By Kris Huynh, BBA, Research Officer Intern, Regina
As one of the world’s leading market intelligence agencies, Mintel produces market reports on everything from beauty trends to global consumer trends. With the recent release of the Global Food and Drink Trends 2019, Mintel is predicting consumers’ preferences to follow three key trends:
- Sustainable consumption;
- Food and drink opportunities through aging; and
- Demand for convenience products.
The movement towards sustainability is becoming increasingly important to consumers. Manufacturers and retailers are extending sustainability to the entire product lifecycle, starting from sustainable sourcing, production, distribution, consumption and disposal process. Mintel refers to this trend as evergreen consumption, as it encompasses a circular view of sustainability.

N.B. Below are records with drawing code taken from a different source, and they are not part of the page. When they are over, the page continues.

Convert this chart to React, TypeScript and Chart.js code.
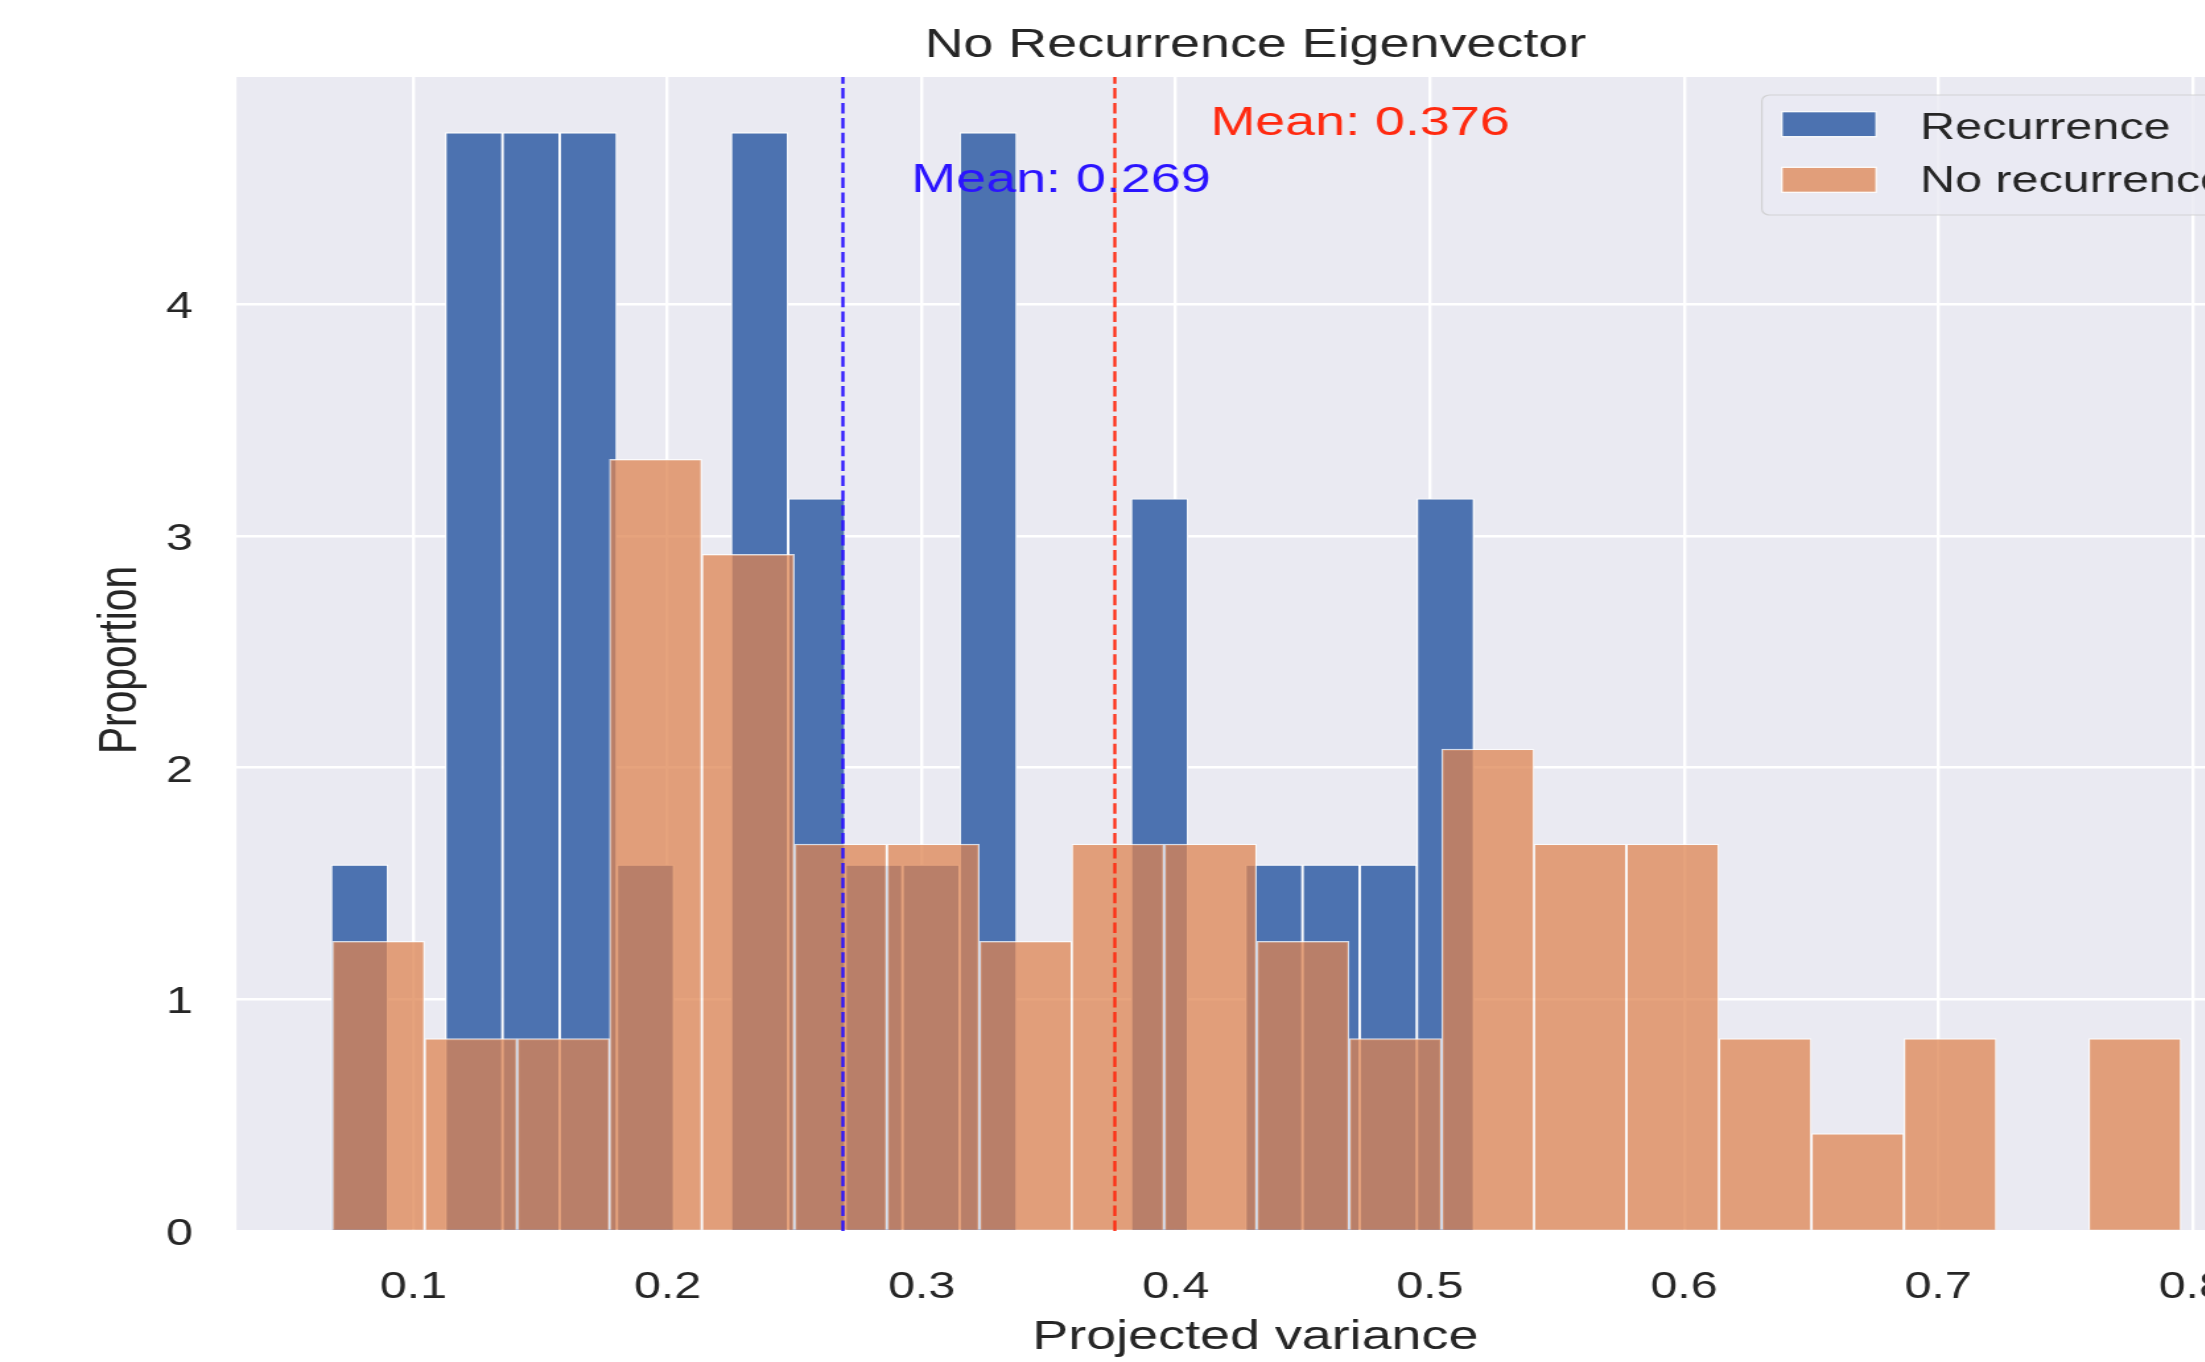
import React, { useEffect, useRef } from "react";
import { Chart, registerables } from "chart.js";

Chart.register(...registerables);

// ---------- data ----------
const chartTitle = "No Recurrence Eigenvector";
const xAxisLabel = "Projected variance";
const yAxisLabel = "Proportion";
const seriesNames = ["Recurrence", "No recurrence"];

// bin centres (Projected variance) and heights (density) per group
const recurrenceBinCenters = [
  0.0788, 0.1013, 0.1238, 0.1463, 0.1688, 0.1913, 0.2138, 0.2362, 0.2587, 0.2812,
  0.3037, 0.3262, 0.3487, 0.3711, 0.3936, 0.4161, 0.4386, 0.4611, 0.4836, 0.5061,
];
const recurrenceDensity = [
  1.58, 0, 4.74, 4.74, 4.74, 1.58, 0, 4.74, 3.16, 1.58,
  1.58, 4.74, 0, 0, 3.16, 0, 1.58, 1.58, 1.58, 3.16,
];
const noRecurrenceBinCenters = [
  0.0862, 0.1226, 0.159, 0.1953, 0.2317, 0.2681, 0.3045, 0.3409, 0.3772, 0.4136,
  0.45, 0.4864, 0.5228, 0.5591, 0.5955, 0.6319, 0.6683, 0.7047, 0.741, 0.7774,
];
const noRecurrenceDensity = [
  1.25, 0.83, 0.83, 3.33, 2.92, 1.67, 1.67, 1.25, 1.67, 1.67,
  1.25, 0.83, 2.08, 1.67, 1.67, 0.83, 0.42, 0.83, 0, 0.83,
];
const meanRecurrence = 0.269;
const meanNoRecurrence = 0.376;

const xRange = [0.0304, 0.8322];
const yRange = [0, 4.98];
const xTickStep = 0.1;
const yTickStep = 1;

// ---------- style ----------
const STRETCH = 1.32; // the reference is stretched horizontally
const CW = 1740;
const CH = 1362;
const FONT = "'Liberation Sans', Arial, Helvetica, sans-serif";
const BIG = 40.8;
const SMALL = 36.7;
const TEXT = "#262626";
const BLUE = "#4C72B0";
const ORANGE = "rgba(221,132,82,0.75)";
const MEAN_BLUE = "#2b14ff";
const MEAN_RED = "#ff2a10";

const bgPlugin = {
  id: "bgPlugin",
  beforeDraw(chart: any) {
    const { ctx, chartArea: ca } = chart;
    ctx.save();
    ctx.fillStyle = "#ffffff";
    ctx.fillRect(0, 0, chart.width, chart.height);
    ctx.fillStyle = "#EAEAF2";
    ctx.fillRect(ca.left, ca.top, ca.right - ca.left, ca.bottom - ca.top);
    ctx.restore();
  },
};

const decorPlugin = {
  id: "decorPlugin",
  afterDraw(chart: any) {
    const { ctx, chartArea: ca } = chart;
    const xs = chart.scales.x;
    const ys = chart.scales.y;
    const cx = (ca.left + ca.right) / 2;
    ctx.save();

    // mean lines + labels
    const drawMean = (mean: number, color: string, frac: number) => {
      const px = xs.getPixelForValue(mean);
      ctx.save();
      ctx.beginPath();
      ctx.rect(ca.left, ca.top, ca.right - ca.left, ca.bottom - ca.top);
      ctx.clip();
      ctx.strokeStyle = color;
      ctx.lineWidth = 2.3;
      ctx.setLineDash([10.5, 4.4]);
      ctx.beginPath();
      ctx.moveTo(px, ca.bottom);
      ctx.lineTo(px, ca.top);
      ctx.stroke();
      ctx.restore();
      ctx.fillStyle = color;
      ctx.font = `${BIG}px ${FONT}`;
      ctx.textAlign = "left";
      ctx.textBaseline = "alphabetic";
      ctx.fillText(
        `Mean: ${mean.toFixed(3)}`,
        xs.getPixelForValue(mean * 1.1),
        ys.getPixelForValue(yRange[1] * frac)
      );
    };
    drawMean(meanRecurrence, MEAN_BLUE, 0.9);
    drawMean(meanNoRecurrence, MEAN_RED, 0.95);

    // title
    ctx.fillStyle = TEXT;
    ctx.font = `${BIG}px ${FONT}`;
    ctx.textAlign = "center";
    ctx.textBaseline = "alphabetic";
    ctx.fillText(chartTitle, cx, ca.top - 20);

    // x label
    ctx.fillText(xAxisLabel, cx, 1349);

    // y label
    ctx.save();
    ctx.translate(103, 660);
    ctx.rotate(-Math.PI / 2);
    ctx.fillText(yAxisLabel, 0, 0);
    ctx.restore();

    // legend
    const fl = ca.right - 388.1;
    const fr = ca.right - 18.3;
    const ft = ca.top + 18;
    const fb = ca.top + 138;
    const r = 6;
    ctx.beginPath();
    ctx.moveTo(fl + r, ft);
    ctx.lineTo(fr - r, ft);
    ctx.arcTo(fr, ft, fr, ft + r, r);
    ctx.lineTo(fr, fb - r);
    ctx.arcTo(fr, fb, fr - r, fb, r);
    ctx.lineTo(fl + r, fb);
    ctx.arcTo(fl, fb, fl, fb - r, r);
    ctx.lineTo(fl, ft + r);
    ctx.arcTo(fl, ft, fl + r, ft, r);
    ctx.closePath();
    ctx.fillStyle = "rgba(234,234,242,0.8)";
    ctx.fill();
    ctx.strokeStyle = "rgba(204,204,204,0.8)";
    ctx.lineWidth = 1.2;
    ctx.stroke();

    const colors = [BLUE, ORANGE];
    const patchL = fl + 15.2;
    const patchW = 71.4;
    const rows = [ft + 16.7, ft + 72.3];
    const textBase = [ft + 44.3, ft + 97];
    ctx.font = `${SMALL}px ${FONT}`;
    ctx.textAlign = "left";
    for (let i = 0; i < 2; i++) {
      ctx.fillStyle = colors[i];
      ctx.fillRect(patchL, rows[i], patchW, 25);
      ctx.strokeStyle = "#ffffff";
      ctx.lineWidth = 1.2;
      ctx.strokeRect(patchL, rows[i], patchW, 25);
      ctx.fillStyle = TEXT;
      ctx.fillText(seriesNames[i], fl + 119.9, textBase[i]);
    }
    ctx.restore();
  },
};

export default function App() {
  const ref = useRef<HTMLCanvasElement>(null);

  useEffect(() => {
    document.body.style.margin = "0";
    document.body.style.overflow = "hidden";
    const canvas = ref.current!;
    const tickFont = { family: FONT, size: SMALL };
    const chart = new Chart(canvas, {
      type: "bar",
      data: {
        datasets: [
          {
            label: seriesNames[0],
            data: recurrenceBinCenters.map((x, i) => ({ x, y: recurrenceDensity[i] })),
            xAxisID: "x2",
            yAxisID: "y",
            backgroundColor: BLUE,
            borderColor: "#ffffff",
            borderWidth: 1.2,
            barPercentage: 1,
            categoryPercentage: 1,
            grouped: false,
            order: 2,
          } as any,
          {
            label: seriesNames[1],
            data: noRecurrenceBinCenters.map((x, i) => ({ x, y: noRecurrenceDensity[i] })),
            xAxisID: "x",
            yAxisID: "y",
            backgroundColor: ORANGE,
            borderColor: "rgba(255,255,255,0.75)",
            borderWidth: 1.2,
            barPercentage: 1,
            categoryPercentage: 1,
            grouped: false,
            order: 1,
          } as any,
        ],
      },
      options: {
        animation: false,
        responsive: false,
        maintainAspectRatio: false,
        devicePixelRatio: 1,
        layout: { padding: { top: 77, right: 17.3, bottom: 0, left: 0 } },
        plugins: {
          legend: { display: false },
          title: { display: false },
          tooltip: { enabled: false },
        },
        scales: {
          x: {
            type: "linear",
            position: "bottom",
            min: xRange[0],
            max: xRange[1],
            offset: false,
            border: { display: false },
            grid: { color: "#ffffff", lineWidth: 2.4, drawTicks: false, offset: false },
            ticks: {
              stepSize: xTickStep,
              includeBounds: false,
              padding: 35,
              maxRotation: 0,
              autoSkip: false,
              color: TEXT,
              font: tickFont,
            },
            afterFit: (s: any) => {
              s.height = 131;
            },
          } as any,
          x2: {
            type: "linear",
            position: "bottom",
            display: false,
            min: xRange[0],
            max: xRange[1],
            offset: false,
            grid: { offset: false },
            ticks: { stepSize: xTickStep, includeBounds: false },
          } as any,
          y: {
            type: "linear",
            min: yRange[0],
            max: yRange[1],
            border: { display: false },
            grid: { color: "#ffffff", lineWidth: 2.4, drawTicks: false },
            ticks: {
              stepSize: yTickStep,
              includeBounds: false,
              padding: 33,
              labelOffset: 4,
              color: TEXT,
              font: tickFont,
            },
            afterFit: (s: any) => {
              s.width = 179.2;
            },
          } as any,
        },
      },
      plugins: [bgPlugin, decorPlugin],
    });
    return () => chart.destroy();
  }, []);

  return (
    <div
      style={{
        position: "absolute",
        left: 0,
        top: 0,
        width: 2205,
        height: 1362,
        overflow: "hidden",
        background: "#ffffff",
      }}
    >
      <canvas
        ref={ref}
        width={CW}
        height={CH}
        style={{ width: `${CW * STRETCH}px`, height: `${CH}px`, display: "block" }}
      />
    </div>
  );
}
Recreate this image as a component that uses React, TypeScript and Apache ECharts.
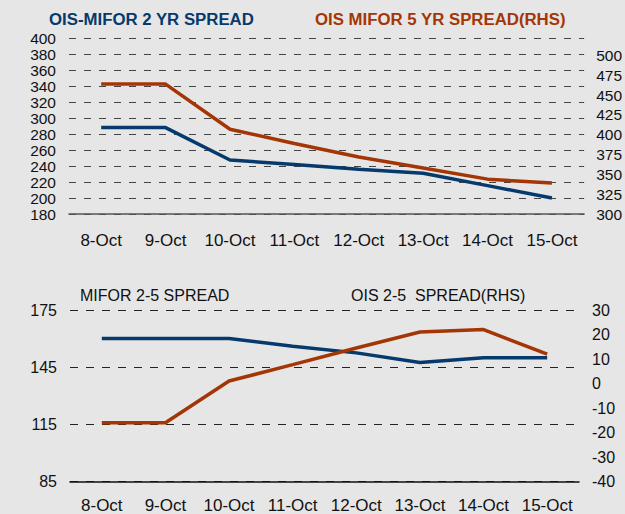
import React, { useEffect, useRef } from "react";
import * as echarts from "echarts";

const categories = ["8-Oct", "9-Oct", "10-Oct", "11-Oct", "12-Oct", "13-Oct", "14-Oct", "15-Oct"];
const ois2yr = [288, 288, 247.5, 242, 236, 231, 215.5, 200];
const ois5yrRhs = [464, 464, 407, 389, 372, 358, 344, 339];
const mifor25 = [160, 160, 160, 156, 152.5, 147.5, 150, 150];
const ois25Rhs = [-16, -16, 1, 7.7, 14.5, 21, 22, 12];

const BLUE = "#063a6c";
const ORANGE = "#a43605";
const FONT = "Liberation Sans, Arial, sans-serif";

export default function App() {
  const ref = useRef<HTMLDivElement>(null);
  useEffect(() => {
    if (!ref.current) return;
    const chart = echarts.init(ref.current, undefined, { renderer: "svg" });
    const xlabel = { color: "#111", fontSize: 17, fontFamily: FONT, interval: 0 };
    const ylabelTop = { color: "#111", fontSize: 15.5, lineHeight: 14, fontFamily: FONT, showMinLabel: true, showMaxLabel: true, hideOverlap: false };
    const label2 = { color: "#111", fontSize: 16, fontFamily: FONT, showMinLabel: true, showMaxLabel: true };
    chart.setOption({
      animation: false,
      backgroundColor: "#e6e6e6",
      textStyle: { fontFamily: FONT },
      graphic: [
        { type: "text", left: 49, top: 11, style: { text: "OIS-MIFOR 2 YR SPREAD", fill: BLUE, font: "bold 16.8px " + FONT } },
        { type: "text", left: 315, top: 11, style: { text: "OIS MIFOR 5 YR SPREAD(RHS)", fill: ORANGE, font: "bold 16.8px " + FONT } },
        { type: "text", left: 80, top: 287, style: { text: "MIFOR 2-5 SPREAD", fill: "#111", font: "16px " + FONT } },
        { type: "text", left: 351, top: 287, style: { text: "OIS 2-5  SPREAD(RHS)", fill: "#111", font: "16px " + FONT } },
      ],
      grid: [
        { left: 69, right: 34.5, top: 38, height: 176 },
        { left: 70, right: 46, top: 310, height: 173 },
      ],
      xAxis: [
        {
          type: "category", gridIndex: 0, data: categories, boundaryGap: true,
          axisLine: { onZero: false, lineStyle: { color: "#555", width: 1.5 } }, axisTick: { show: false },
          axisLabel: { ...xlabel, margin: 17.5 },
        },
        {
          type: "category", gridIndex: 1, data: categories, boundaryGap: true,
          axisLine: { onZero: false, lineStyle: { color: "#111", width: 1.5 } }, axisTick: { show: false },
          axisLabel: { ...xlabel, margin: 15.5 },
        },
      ],
      yAxis: [
        {
          type: "value", gridIndex: 0, min: 180, max: 400, interval: 20, position: "left",
          axisLine: { show: false }, axisTick: { show: false },
          axisLabel: { ...ylabelTop, margin: 13 },
          splitLine: { show: true, lineStyle: { color: "#444", type: [7, 8], width: 1 } },
        },
        {
          type: "value", gridIndex: 0, min: 300, max: 522.2, interval: 25, position: "right",
          axisLine: { show: false }, axisTick: { show: false },
          axisLabel: { ...ylabelTop, margin: 12, showMaxLabel: false },
          splitLine: { show: false },
        },
        {
          type: "value", gridIndex: 1, min: 85, max: 175, interval: 30, position: "left",
          axisLine: { show: false }, axisTick: { show: false },
          axisLabel: { ...label2, margin: 13 },
          splitLine: { show: true, lineStyle: { color: "#222", type: [8, 8], width: 1 } },
        },
        {
          type: "value", gridIndex: 1, min: -40, max: 30, interval: 10, position: "right",
          axisLine: { show: false }, axisTick: { show: false },
          axisLabel: { ...label2, margin: 13 },
          splitLine: { show: false },
        },
      ],
      series: [
        { type: "line", xAxisIndex: 0, yAxisIndex: 0, data: ois2yr, symbol: "none", lineStyle: { color: BLUE, width: 3.5 } },
        { type: "line", xAxisIndex: 0, yAxisIndex: 1, data: ois5yrRhs, symbol: "none", lineStyle: { color: ORANGE, width: 3.5 } },
        { type: "line", xAxisIndex: 1, yAxisIndex: 2, data: mifor25, symbol: "none", lineStyle: { color: BLUE, width: 3.5 } },
        { type: "line", xAxisIndex: 1, yAxisIndex: 3, data: ois25Rhs, symbol: "none", lineStyle: { color: ORANGE, width: 3.5 } },
      ],
    });
    return () => chart.dispose();
  }, []);
  return (
    <div
      ref={ref}
      style={{ position: "fixed", left: 0, top: 0, width: 625, height: 514 }}
    />
  );
}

Here in Saskatchewan, producers have adopted sustainable farming practices that benefit not only the environment, but also their bottom line. Many of these sustainable practices and innovative technologies are designed to improve soil health and fertility, sustain biodiversity, enhance ecosystems, protect water quality, and reduce greenhouse gas emissions. For example, 93 per cent of annual crop land in Saskatchewan is under conservation tillage, which improves soil health and fertility by minimizing erosion. Saskatchewan producers have also been at the forefront of adopting precision agriculture techniques, which improve efficiency and reduce risks to water quality. By supporting producers to use technologies and management tools to protect the environment, it becomes much easier to tell the story of sustainability to a public audience.
Products for healthy aging have also taken centre stage due to an increasingly older global population. Packaged food and drinks are addressing aging health concerns through the fortification of functional ingredients. Omega-3 has become a popular fortification in packaged foods due to its ability to enhance brain development in small children and maintain joint health in aging adults. Omega-3 from Saskatchewan flax is often used in livestock feed. By adding omega-3s to an animal’s diet, the results are eggs, milk and meat that are fortified with omega-3 fatty acids ready for human consumption.
For the final trend, the continuing demand for convenience is spurring growth in new food and beverage products and shopping methods. Canada’s snack market is booming in popularity. For example, Three Farmers, a Saskatchewan-based company, produces one of the province’s most recognizable value-added foods. Known for their roasted chickpeas, green peas and lentil snacks, all products come in various flavours. Three Farmers also includes a traceability bar code on their products that allow consumers to learn about the origin and manufacturing of the product. Three Farmers has grown quickly and their products are selling across major Canadian natural food grocers and in the American market through Amazon.com.
Leading the way for enhanced convenience are automated stores such as Amazon Go. Fully automated stores use mobile apps and cameras that track purchases without using a checkout lane, making the retail experience fast and seamless. Automated convenience stores free-up time for the consumers, while meeting nutritional needs through products available. Canadian Amazon enthusiasts are speculating Amazon Go could be coming to Canada, likely to larger cities like Toronto. However, it may be quite some time before this innovative platform makes its way to Saskatchewan consumers.
While Mintel focuses on Amazon Go’s capabilities, Saskatchewan’s grocery store pick-up options have proven to be an industry disrupter. Loblaw’s, Canada’s largest grocer plans to expand e-grocery services and their click-and-collect program. The click-and-collect programs are a natural path toward delivering groceries to peoples’ homes. Both aging populations and busy households are thinking differently about food delivery in general.
While the 2019 food and beverage trends follow the course set in 2018, the demand for sustainability programs, initiatives and partnerships is good news for Saskatchewan agriculture and our producers. Our value-added sector can also capitalize on opportunities for upscale packaged food and drink products that can be consumed on any occasion. Staying ahead of these consumer trends will keep Saskatchewan producers and agribusinesses on the cusp of meeting customer needs into the future.